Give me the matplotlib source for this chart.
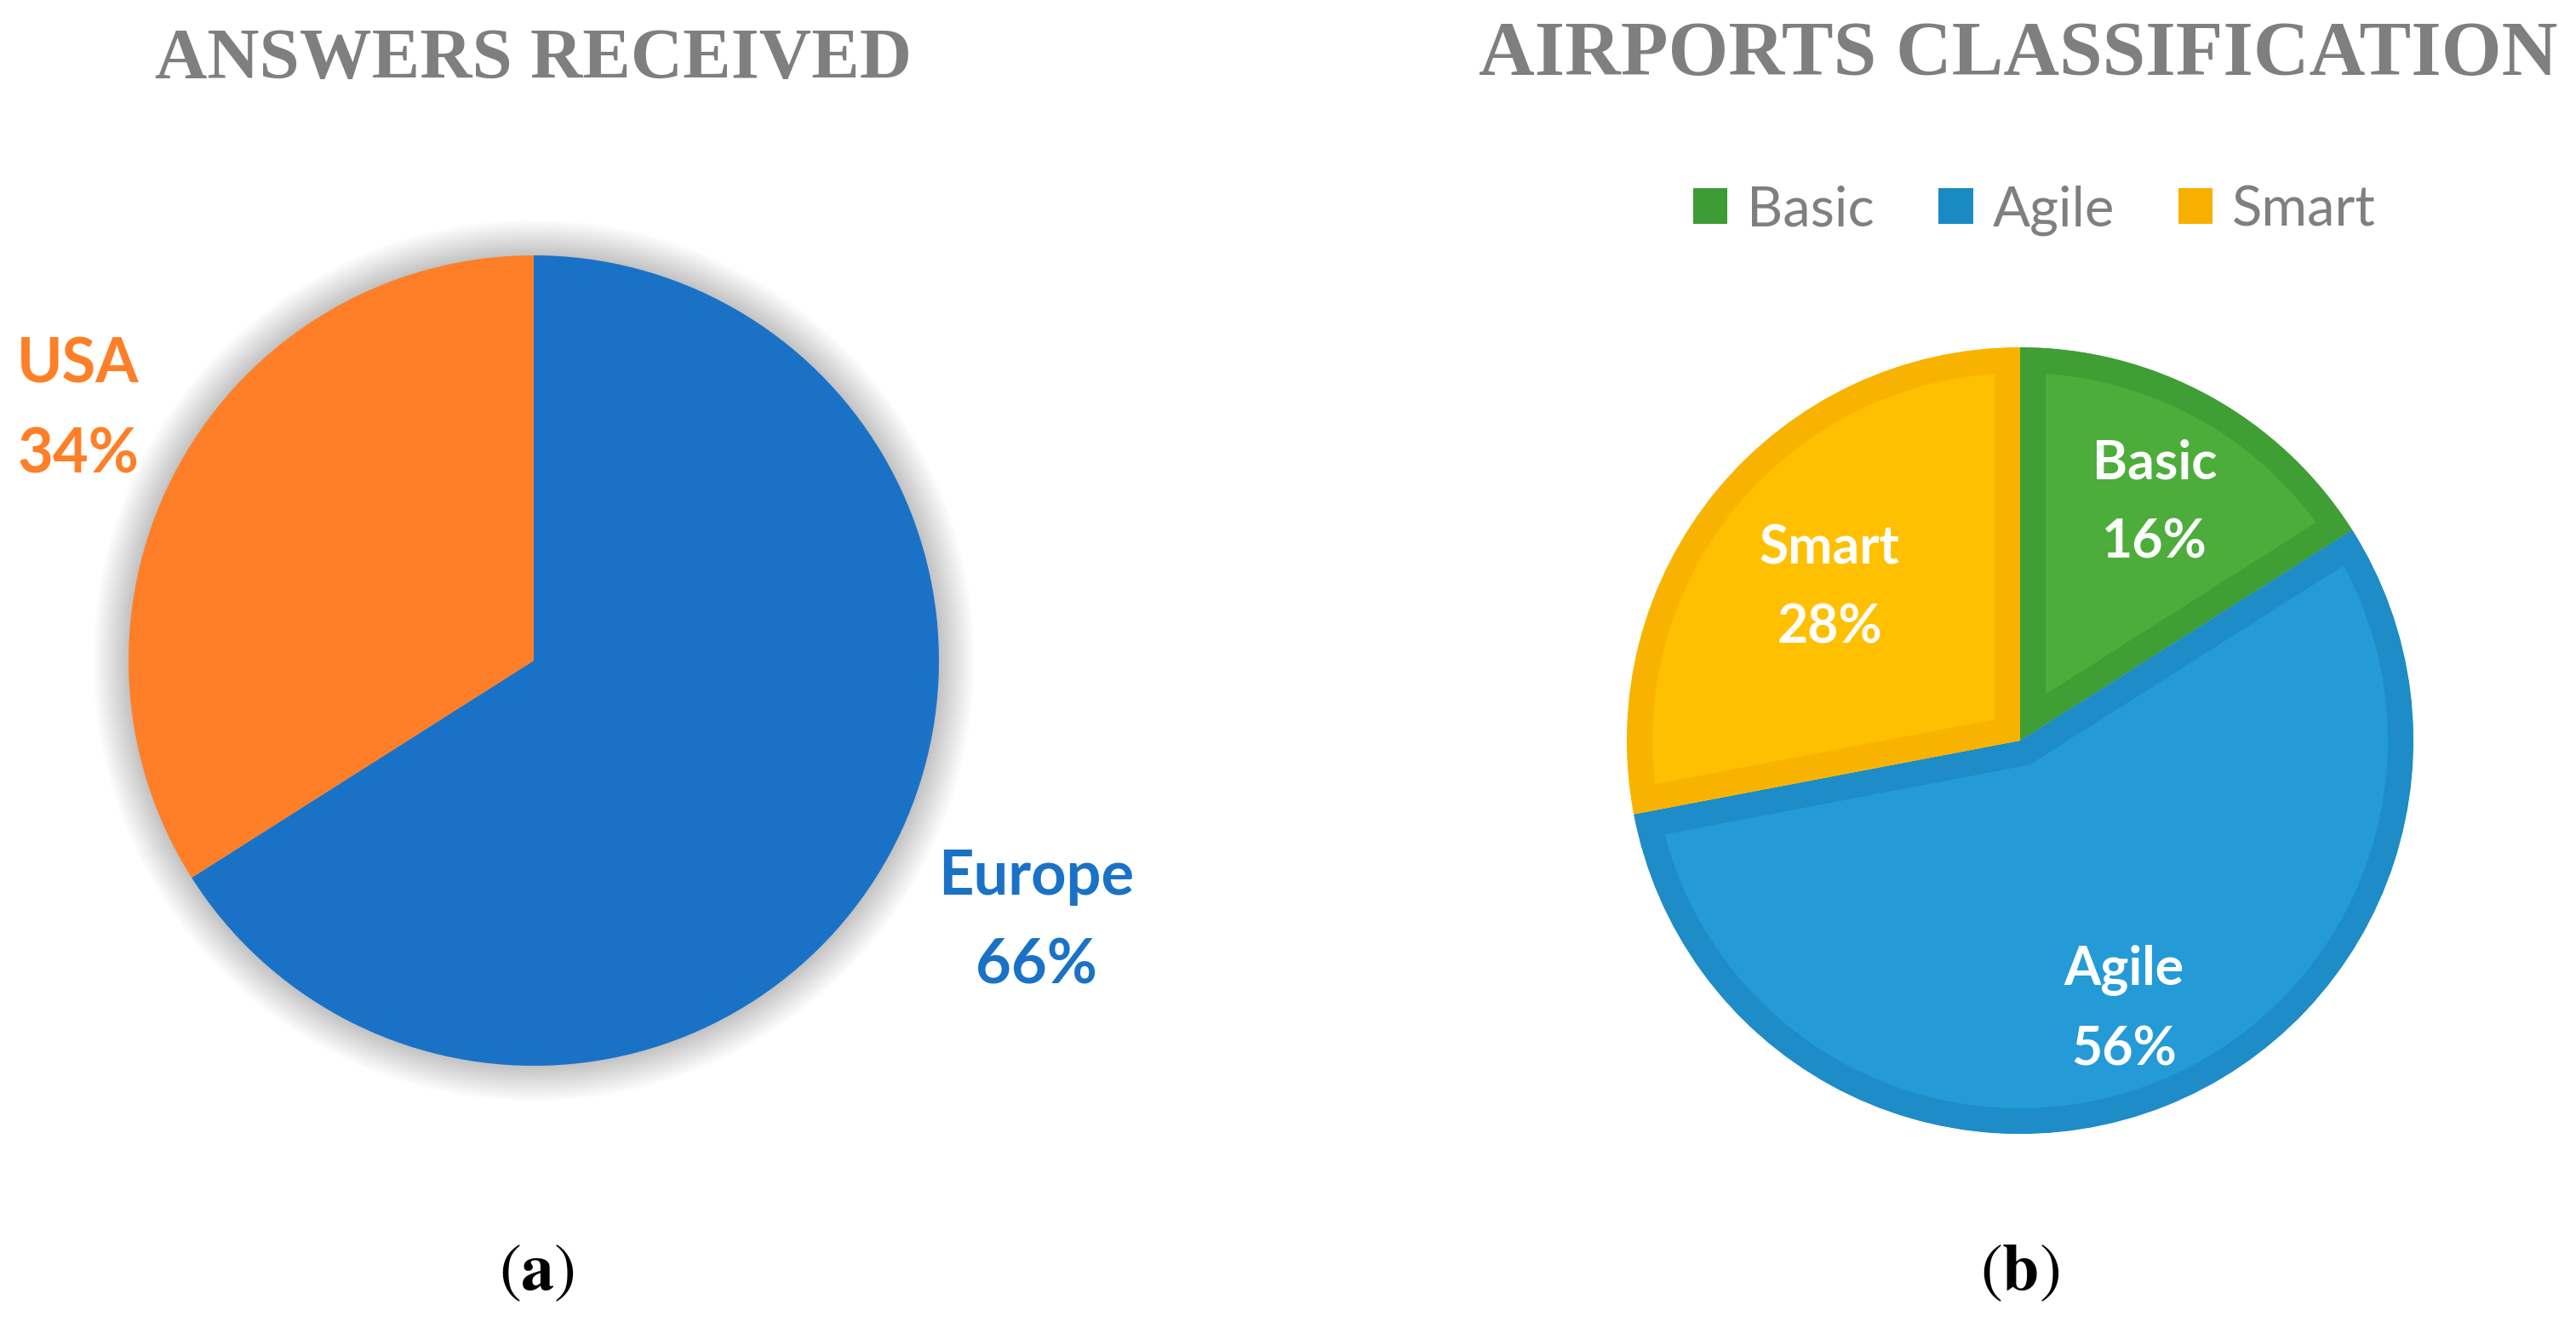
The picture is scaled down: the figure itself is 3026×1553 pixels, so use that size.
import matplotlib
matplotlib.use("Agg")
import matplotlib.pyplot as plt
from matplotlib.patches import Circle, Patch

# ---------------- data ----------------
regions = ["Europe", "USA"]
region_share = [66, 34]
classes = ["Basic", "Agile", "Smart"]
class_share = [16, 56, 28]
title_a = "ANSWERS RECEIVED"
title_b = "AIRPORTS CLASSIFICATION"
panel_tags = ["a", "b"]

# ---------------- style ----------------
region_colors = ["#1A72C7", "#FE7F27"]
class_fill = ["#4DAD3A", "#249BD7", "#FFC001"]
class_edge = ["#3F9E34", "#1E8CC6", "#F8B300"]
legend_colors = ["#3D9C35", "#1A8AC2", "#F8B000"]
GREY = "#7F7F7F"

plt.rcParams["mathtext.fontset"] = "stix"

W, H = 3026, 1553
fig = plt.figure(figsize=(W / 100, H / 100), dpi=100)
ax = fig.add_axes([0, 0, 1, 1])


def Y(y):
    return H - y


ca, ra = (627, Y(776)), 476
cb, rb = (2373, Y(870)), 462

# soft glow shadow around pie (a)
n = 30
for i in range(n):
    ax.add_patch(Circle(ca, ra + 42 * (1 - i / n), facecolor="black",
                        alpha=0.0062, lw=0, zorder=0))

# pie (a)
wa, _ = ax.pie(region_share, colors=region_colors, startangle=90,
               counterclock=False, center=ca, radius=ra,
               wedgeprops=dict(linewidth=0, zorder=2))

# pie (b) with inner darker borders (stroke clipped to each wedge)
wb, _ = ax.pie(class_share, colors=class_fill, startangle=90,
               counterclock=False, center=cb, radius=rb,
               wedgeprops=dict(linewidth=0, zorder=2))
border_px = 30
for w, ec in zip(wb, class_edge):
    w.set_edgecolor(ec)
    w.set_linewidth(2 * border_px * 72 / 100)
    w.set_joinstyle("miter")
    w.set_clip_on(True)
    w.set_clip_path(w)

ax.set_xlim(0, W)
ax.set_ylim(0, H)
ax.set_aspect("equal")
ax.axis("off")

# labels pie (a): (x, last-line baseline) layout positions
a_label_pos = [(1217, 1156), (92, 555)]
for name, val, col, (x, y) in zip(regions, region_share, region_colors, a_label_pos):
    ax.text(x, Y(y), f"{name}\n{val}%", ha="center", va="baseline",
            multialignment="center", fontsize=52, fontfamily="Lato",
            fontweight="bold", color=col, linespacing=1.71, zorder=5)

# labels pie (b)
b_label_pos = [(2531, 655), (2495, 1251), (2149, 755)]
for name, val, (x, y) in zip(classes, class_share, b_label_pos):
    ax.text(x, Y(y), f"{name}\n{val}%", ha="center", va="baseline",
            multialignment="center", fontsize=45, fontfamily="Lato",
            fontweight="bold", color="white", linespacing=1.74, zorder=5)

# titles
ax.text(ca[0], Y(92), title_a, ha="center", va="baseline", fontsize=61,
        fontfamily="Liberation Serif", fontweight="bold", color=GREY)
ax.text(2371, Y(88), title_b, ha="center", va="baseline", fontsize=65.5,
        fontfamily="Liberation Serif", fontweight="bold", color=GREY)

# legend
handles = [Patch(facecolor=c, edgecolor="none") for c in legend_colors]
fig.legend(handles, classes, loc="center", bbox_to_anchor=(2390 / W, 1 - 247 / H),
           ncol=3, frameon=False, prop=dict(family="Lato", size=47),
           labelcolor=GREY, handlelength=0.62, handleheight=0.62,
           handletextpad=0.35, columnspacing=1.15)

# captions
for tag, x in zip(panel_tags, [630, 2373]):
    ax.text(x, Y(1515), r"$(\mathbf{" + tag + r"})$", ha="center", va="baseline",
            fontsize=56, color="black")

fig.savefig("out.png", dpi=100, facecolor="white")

########################################

TO DO: Leave out the pictures and output the rest of the material exactly as written.

FULL ANSWER:
Give me the matplotlib source for this chart.
The picture is scaled down: the figure itself is 3026×1553 pixels, so use that size.
import matplotlib
matplotlib.use("Agg")
import matplotlib.pyplot as plt
from matplotlib.patches import Circle, Patch

# ---------------- data ----------------
regions = ["Europe", "USA"]
region_share = [66, 34]
classes = ["Basic", "Agile", "Smart"]
class_share = [16, 56, 28]
title_a = "ANSWERS RECEIVED"
title_b = "AIRPORTS CLASSIFICATION"
panel_tags = ["a", "b"]

# ---------------- style ----------------
region_colors = ["#1A72C7", "#FE7F27"]
class_fill = ["#4DAD3A", "#249BD7", "#FFC001"]
class_edge = ["#3F9E34", "#1E8CC6", "#F8B300"]
legend_colors = ["#3D9C35", "#1A8AC2", "#F8B000"]
GREY = "#7F7F7F"

plt.rcParams["mathtext.fontset"] = "stix"

W, H = 3026, 1553
fig = plt.figure(figsize=(W / 100, H / 100), dpi=100)
ax = fig.add_axes([0, 0, 1, 1])


def Y(y):
    return H - y


ca, ra = (627, Y(776)), 476
cb, rb = (2373, Y(870)), 462

# soft glow shadow around pie (a)
n = 30
for i in range(n):
    ax.add_patch(Circle(ca, ra + 42 * (1 - i / n), facecolor="black",
                        alpha=0.0062, lw=0, zorder=0))

# pie (a)
wa, _ = ax.pie(region_share, colors=region_colors, startangle=90,
               counterclock=False, center=ca, radius=ra,
               wedgeprops=dict(linewidth=0, zorder=2))

# pie (b) with inner darker borders (stroke clipped to each wedge)
wb, _ = ax.pie(class_share, colors=class_fill, startangle=90,
               counterclock=False, center=cb, radius=rb,
               wedgeprops=dict(linewidth=0, zorder=2))
border_px = 30
for w, ec in zip(wb, class_edge):
    w.set_edgecolor(ec)
    w.set_linewidth(2 * border_px * 72 / 100)
    w.set_joinstyle("miter")
    w.set_clip_on(True)
    w.set_clip_path(w)

ax.set_xlim(0, W)
ax.set_ylim(0, H)
ax.set_aspect("equal")
ax.axis("off")

# labels pie (a): (x, last-line baseline) layout positions
a_label_pos = [(1217, 1156), (92, 555)]
for name, val, col, (x, y) in zip(regions, region_share, region_colors, a_label_pos):
    ax.text(x, Y(y), f"{name}\n{val}%", ha="center", va="baseline",
            multialignment="center", fontsize=52, fontfamily="Lato",
            fontweight="bold", color=col, linespacing=1.71, zorder=5)

# labels pie (b)
b_label_pos = [(2531, 655), (2495, 1251), (2149, 755)]
for name, val, (x, y) in zip(classes, class_share, b_label_pos):
    ax.text(x, Y(y), f"{name}\n{val}%", ha="center", va="baseline",
            multialignment="center", fontsize=45, fontfamily="Lato",
            fontweight="bold", color="white", linespacing=1.74, zorder=5)

# titles
ax.text(ca[0], Y(92), title_a, ha="center", va="baseline", fontsize=61,
        fontfamily="Liberation Serif", fontweight="bold", color=GREY)
ax.text(2371, Y(88), title_b, ha="center", va="baseline", fontsize=65.5,
        fontfamily="Liberation Serif", fontweight="bold", color=GREY)

# legend
handles = [Patch(facecolor=c, edgecolor="none") for c in legend_colors]
fig.legend(handles, classes, loc="center", bbox_to_anchor=(2390 / W, 1 - 247 / H),
           ncol=3, frameon=False, prop=dict(family="Lato", size=47),
           labelcolor=GREY, handlelength=0.62, handleheight=0.62,
           handletextpad=0.35, columnspacing=1.15)

# captions
for tag, x in zip(panel_tags, [630, 2373]):
    ax.text(x, Y(1515), r"$(\mathbf{" + tag + r"})$", ha="center", va="baseline",
            fontsize=56, color="black")

fig.savefig("out.png", dpi=100, facecolor="white")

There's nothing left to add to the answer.